Post Script: Less than a year after his trip to the United States, the Crown appointed Burton Her Majesty’s Consul in Fernando Po, an island in the Bight of Benin that was right in the middle of the African slave traffic. Burton hated it there—and later wrote he felt “uncommonly suicidal” through his first night on its shores. His letters to Milnes are full of ironic commentary. He’d been “generally disappointed” in the lack of bloodshed, he ironized, chuckling about the lurid stories in the British press about the savage potentates of the coast.

“Not a man killed nor a fellow tortured,” he wrote. “The canoe floating in blood is a myth of myths. Poor Hankey must still wait for his peau de femme.” But the slave trade was every bit as real and horrible as anyone could imagine, and Consul Burton reported on it in exact detail.

“The slave coast offers peculiar facilities for shipping cargoes,” Burton wrote in one of several books he churned out while serving in pestilent Fernando Po. “Low, marshy and malarious, it could hardly be held by foreign garrisons. … The bush and jungle conceal the movements of those on land, and the succession of lagoons forming natural canals along the seaboard, enables the trader in human flesh and blood to ship his cargo where and when least expected. The French and English, Spaniards, Portuguese, and Brazilians established themselves there in old times, and by rich presents persuaded the ‘tyrant’ of Dahomey to supply them with the fruits of his annual raids. In 1842, Captain Broadhead saw ‘thirteen vessels lying in the roads of Whydah at one time.’ Of late years the vigilance of the cruisers [the British and to a lesser extent the American squadron] has tended materially to check the traffic, and nothing now can be done openly. Still shipments take place. But lately a large vessel, the ‘African,’ carrying 500 to 700 negroes, ran the gauntlet of the coast-guard.”

At one point, Burton reported, the captain of another ship tipped his hat to the slave-trading agent on the African as it sailed by and the agent was so chuffed, and so delighted at the profits he planned to make, that he offered to buy the captain and his men champagne.

Such were the gallantries of the slave trade, and such were the profits. Burton included in his book a ledger of the expenses a slaver might incur and the revenues he could expect:

Cost of vessel and provisions ….    $ 25,000

Cost of 500 negroes at $50 …    $ 25,000

   Ten per cent mortality    …    $   2,500

   Wages and presents to master and crew . . .    $ 30,000

   Expenses of landing 450 slaves, at $120 each    $ 54,000

   ----------

   Total    $136,000

   Add one year’s interest, ten per cent    $  13,650

   -----------

   Total expenditure    $150,150

   Sale of 450 slaves, at $1200 a head    $540,000

   -----------

   Profit on the adventure    $389,850

In today’s dollars, by the most conservative calculation, the profit would amount to about $11 million. By that same measure, using Burton’s numbers, the loss of an empty slaver would only be $27,500 (about $783,000 today), and if there were Negroes on board the loss would be $55,000 (about $1.57 million), which would be, still, only a very small fraction of the likely profits with a successful run.

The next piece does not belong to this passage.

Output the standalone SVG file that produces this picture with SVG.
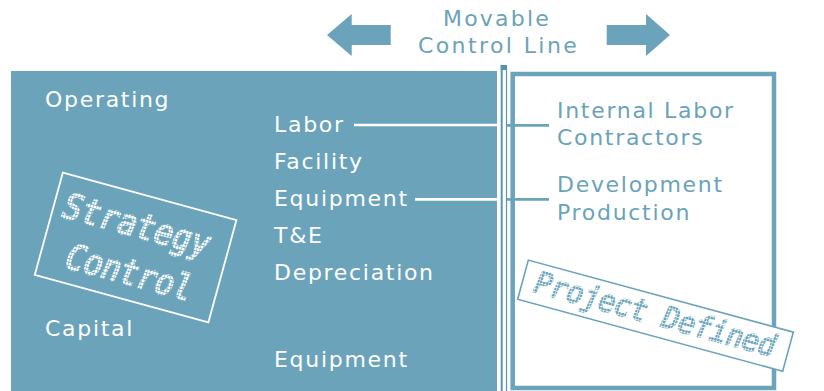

“These figures perfectly account for the continuance and persistency of the traffic,” wrote Burton, and thus the frustrations of Her Majesty’s Navy. “It is said that Great Britain is never without her little war. As far as West Africa is concerned, this dictum is certainly true.”

As for Richard Monckton Milnes, Lord Houghton, he lost his beloved library and wine cellar at Fryston in 1876, and much of the correspondence that might have cleared up the Burton mystery may have gone up in smoke. The house was well enough restored for Henry James to spend New Year’s Eve there in 1878, but has since been torn down.